For developers who aren't familiar with the AmigaOS graphics system, to make a "user private" bitmap is one that is always off-card.
Thanks for your inputs! It wouldn't help in this case just putting it in SDL because MAME software renders to the whole window. I forced it to make a window of the correct machine size (e.g. 384x224) and then used that as the source bitmap with a scaling factor to the actual desired monitor size . Just putting composite into SDL would still be rendering in software to the actual window size.
Onice I'm happy with my build , we won't need openGL for it at all (which is much less efficient).
I know this is going to sound like a completely insane idea but you might try PM'ing or emailing Karlos directly instead of posting a message to some web forum and hoping he might read it some day.

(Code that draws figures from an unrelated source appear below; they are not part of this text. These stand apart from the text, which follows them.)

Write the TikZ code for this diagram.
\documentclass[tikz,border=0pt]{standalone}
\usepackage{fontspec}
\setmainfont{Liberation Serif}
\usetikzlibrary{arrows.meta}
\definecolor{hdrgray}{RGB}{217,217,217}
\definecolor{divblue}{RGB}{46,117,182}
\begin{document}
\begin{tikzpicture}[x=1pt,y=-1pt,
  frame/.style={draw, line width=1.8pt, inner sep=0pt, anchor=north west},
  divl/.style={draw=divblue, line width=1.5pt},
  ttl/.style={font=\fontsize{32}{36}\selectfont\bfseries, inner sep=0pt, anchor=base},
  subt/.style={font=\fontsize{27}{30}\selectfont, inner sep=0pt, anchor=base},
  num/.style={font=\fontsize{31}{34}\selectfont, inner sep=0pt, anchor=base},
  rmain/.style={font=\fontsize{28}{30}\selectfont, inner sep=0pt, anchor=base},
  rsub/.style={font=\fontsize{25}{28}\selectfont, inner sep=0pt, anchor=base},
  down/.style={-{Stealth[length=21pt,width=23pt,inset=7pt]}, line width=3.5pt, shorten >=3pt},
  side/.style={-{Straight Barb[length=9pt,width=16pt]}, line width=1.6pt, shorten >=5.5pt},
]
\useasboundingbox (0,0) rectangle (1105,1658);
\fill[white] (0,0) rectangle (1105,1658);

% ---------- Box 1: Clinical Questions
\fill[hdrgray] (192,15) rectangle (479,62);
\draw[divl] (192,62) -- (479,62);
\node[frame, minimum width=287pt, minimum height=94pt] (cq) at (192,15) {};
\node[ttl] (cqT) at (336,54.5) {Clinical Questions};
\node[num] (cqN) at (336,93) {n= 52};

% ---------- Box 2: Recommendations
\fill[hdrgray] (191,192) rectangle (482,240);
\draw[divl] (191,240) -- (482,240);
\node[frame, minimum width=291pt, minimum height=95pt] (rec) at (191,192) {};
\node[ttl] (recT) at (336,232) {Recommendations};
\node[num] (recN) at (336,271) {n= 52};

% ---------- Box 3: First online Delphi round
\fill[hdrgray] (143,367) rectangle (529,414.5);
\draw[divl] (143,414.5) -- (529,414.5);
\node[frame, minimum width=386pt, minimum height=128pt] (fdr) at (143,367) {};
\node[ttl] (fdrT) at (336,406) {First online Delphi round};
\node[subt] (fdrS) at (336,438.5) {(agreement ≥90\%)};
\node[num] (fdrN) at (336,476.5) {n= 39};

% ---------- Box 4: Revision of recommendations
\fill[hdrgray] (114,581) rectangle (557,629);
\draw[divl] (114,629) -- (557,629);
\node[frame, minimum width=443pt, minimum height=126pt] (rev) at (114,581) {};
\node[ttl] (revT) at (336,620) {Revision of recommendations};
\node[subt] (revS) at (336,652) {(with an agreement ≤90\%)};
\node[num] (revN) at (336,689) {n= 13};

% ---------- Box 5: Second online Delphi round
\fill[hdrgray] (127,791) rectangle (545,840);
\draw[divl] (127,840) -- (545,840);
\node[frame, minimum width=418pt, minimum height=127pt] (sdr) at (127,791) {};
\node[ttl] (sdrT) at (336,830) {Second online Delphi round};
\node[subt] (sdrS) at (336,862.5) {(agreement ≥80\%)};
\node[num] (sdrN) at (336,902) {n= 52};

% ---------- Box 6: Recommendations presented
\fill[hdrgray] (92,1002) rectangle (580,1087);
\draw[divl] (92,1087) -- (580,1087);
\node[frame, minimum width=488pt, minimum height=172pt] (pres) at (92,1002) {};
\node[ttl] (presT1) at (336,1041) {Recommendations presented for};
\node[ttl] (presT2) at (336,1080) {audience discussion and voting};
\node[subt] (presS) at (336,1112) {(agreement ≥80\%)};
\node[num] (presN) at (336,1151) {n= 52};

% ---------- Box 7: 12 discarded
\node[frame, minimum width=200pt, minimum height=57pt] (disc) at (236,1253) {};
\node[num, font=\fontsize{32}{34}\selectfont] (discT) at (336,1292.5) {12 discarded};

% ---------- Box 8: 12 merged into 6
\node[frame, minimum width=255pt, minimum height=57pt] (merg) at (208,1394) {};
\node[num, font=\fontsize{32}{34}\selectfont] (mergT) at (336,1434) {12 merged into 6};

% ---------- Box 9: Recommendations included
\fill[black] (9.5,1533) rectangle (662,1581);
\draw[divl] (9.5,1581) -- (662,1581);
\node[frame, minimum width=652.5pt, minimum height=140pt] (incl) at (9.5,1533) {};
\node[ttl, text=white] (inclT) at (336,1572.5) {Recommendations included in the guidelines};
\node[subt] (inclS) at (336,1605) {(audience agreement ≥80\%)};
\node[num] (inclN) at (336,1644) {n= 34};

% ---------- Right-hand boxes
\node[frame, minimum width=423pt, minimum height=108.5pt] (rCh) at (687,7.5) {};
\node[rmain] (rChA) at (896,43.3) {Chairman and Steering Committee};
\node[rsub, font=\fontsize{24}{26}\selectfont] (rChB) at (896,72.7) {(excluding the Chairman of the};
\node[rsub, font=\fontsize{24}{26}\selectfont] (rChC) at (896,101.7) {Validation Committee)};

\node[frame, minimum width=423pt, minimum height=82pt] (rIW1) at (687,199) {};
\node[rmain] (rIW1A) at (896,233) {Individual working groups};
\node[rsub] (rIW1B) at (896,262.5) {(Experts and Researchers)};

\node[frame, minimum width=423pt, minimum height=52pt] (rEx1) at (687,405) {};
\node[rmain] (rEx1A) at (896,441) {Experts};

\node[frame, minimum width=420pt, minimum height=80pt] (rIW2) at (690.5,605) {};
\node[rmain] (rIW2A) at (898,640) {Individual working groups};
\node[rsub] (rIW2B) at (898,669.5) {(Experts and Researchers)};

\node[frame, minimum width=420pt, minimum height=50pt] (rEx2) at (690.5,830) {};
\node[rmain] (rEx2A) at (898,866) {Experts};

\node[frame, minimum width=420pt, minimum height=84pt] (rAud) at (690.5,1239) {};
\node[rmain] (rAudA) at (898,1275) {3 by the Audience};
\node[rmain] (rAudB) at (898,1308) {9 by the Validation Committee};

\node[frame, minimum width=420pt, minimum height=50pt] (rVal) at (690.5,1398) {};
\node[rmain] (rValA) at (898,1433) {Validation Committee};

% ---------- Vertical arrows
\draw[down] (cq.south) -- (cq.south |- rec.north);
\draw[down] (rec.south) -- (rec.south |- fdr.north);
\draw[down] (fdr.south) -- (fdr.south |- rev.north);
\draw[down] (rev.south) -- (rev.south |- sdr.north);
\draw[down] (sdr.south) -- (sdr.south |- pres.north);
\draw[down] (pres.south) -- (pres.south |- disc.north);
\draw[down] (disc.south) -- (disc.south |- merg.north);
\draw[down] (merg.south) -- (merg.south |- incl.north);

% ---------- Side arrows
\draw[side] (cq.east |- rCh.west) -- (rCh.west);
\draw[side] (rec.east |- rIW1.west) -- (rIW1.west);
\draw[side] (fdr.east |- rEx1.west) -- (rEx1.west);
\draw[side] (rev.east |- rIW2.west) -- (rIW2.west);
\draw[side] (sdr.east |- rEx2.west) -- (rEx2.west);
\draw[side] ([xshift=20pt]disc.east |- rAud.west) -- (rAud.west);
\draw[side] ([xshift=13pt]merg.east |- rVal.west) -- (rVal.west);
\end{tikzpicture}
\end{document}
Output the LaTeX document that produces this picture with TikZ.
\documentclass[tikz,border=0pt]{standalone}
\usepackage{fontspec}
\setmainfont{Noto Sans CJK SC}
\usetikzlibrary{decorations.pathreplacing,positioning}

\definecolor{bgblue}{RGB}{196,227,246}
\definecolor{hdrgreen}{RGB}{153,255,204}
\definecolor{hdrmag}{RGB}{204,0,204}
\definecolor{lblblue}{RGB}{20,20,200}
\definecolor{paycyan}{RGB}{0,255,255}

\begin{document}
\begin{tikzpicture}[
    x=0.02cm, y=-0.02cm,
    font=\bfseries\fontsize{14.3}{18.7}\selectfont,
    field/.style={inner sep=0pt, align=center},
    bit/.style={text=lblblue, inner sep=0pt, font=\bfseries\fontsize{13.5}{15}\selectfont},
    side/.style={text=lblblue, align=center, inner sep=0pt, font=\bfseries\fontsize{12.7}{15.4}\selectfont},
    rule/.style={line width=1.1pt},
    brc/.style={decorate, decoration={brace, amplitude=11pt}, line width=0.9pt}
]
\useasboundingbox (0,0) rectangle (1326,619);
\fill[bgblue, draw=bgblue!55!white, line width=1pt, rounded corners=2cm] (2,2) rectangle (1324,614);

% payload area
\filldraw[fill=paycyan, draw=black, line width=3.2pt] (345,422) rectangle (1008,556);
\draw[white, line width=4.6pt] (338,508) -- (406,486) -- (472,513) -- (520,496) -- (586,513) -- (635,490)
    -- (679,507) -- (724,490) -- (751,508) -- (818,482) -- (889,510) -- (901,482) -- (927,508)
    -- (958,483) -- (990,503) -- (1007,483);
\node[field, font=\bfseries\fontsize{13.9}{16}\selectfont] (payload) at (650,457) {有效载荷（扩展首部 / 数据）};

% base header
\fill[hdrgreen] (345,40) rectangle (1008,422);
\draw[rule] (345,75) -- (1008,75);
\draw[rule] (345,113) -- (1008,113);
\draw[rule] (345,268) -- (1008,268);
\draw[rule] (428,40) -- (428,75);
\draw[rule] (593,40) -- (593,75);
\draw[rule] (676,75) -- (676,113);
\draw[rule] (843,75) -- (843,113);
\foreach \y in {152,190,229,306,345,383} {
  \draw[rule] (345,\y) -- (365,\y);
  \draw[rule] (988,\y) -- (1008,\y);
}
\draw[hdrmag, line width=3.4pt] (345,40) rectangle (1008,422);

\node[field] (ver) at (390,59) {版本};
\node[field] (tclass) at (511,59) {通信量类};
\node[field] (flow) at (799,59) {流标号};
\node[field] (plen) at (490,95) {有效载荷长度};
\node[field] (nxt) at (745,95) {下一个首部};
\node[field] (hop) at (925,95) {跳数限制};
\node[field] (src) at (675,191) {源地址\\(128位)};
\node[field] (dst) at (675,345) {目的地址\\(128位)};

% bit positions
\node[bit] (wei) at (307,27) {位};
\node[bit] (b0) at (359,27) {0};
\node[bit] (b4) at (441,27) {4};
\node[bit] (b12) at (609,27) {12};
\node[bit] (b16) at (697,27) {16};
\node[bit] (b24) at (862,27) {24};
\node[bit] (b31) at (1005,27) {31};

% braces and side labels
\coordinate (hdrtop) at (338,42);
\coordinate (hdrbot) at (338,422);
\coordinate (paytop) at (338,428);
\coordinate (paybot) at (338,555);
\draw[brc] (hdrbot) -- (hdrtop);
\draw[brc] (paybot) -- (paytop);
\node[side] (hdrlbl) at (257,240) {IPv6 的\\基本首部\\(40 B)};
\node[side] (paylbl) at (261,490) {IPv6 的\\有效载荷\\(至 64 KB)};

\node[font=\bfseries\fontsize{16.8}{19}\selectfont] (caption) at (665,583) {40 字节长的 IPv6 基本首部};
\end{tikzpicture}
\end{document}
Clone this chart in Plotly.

Yes, it's due to use of DMA. I hope that other developers are paying attention, because this is the best way to stream data to VRAM, whether it's video frames or software rendered frames. With a few rare exceptions (such as drawing a line or two), you should avoid directly writing to bitmaps in VRAM.
It works the other way round too, (as you would know ofcourse).
Fiddling with my highly hacked local version of SRec I got a 10% increase in speed by extracting the bitmap from video ram with ReadPixelArray() first. Though only when I chose a 32bit destination format. Change from 32 to 24 just with that function lost the speed gain.
I find reading line by line rather that a whole bitmap at once reducing jittering in the usb mouse movements (critical if trying video smooth painting operations).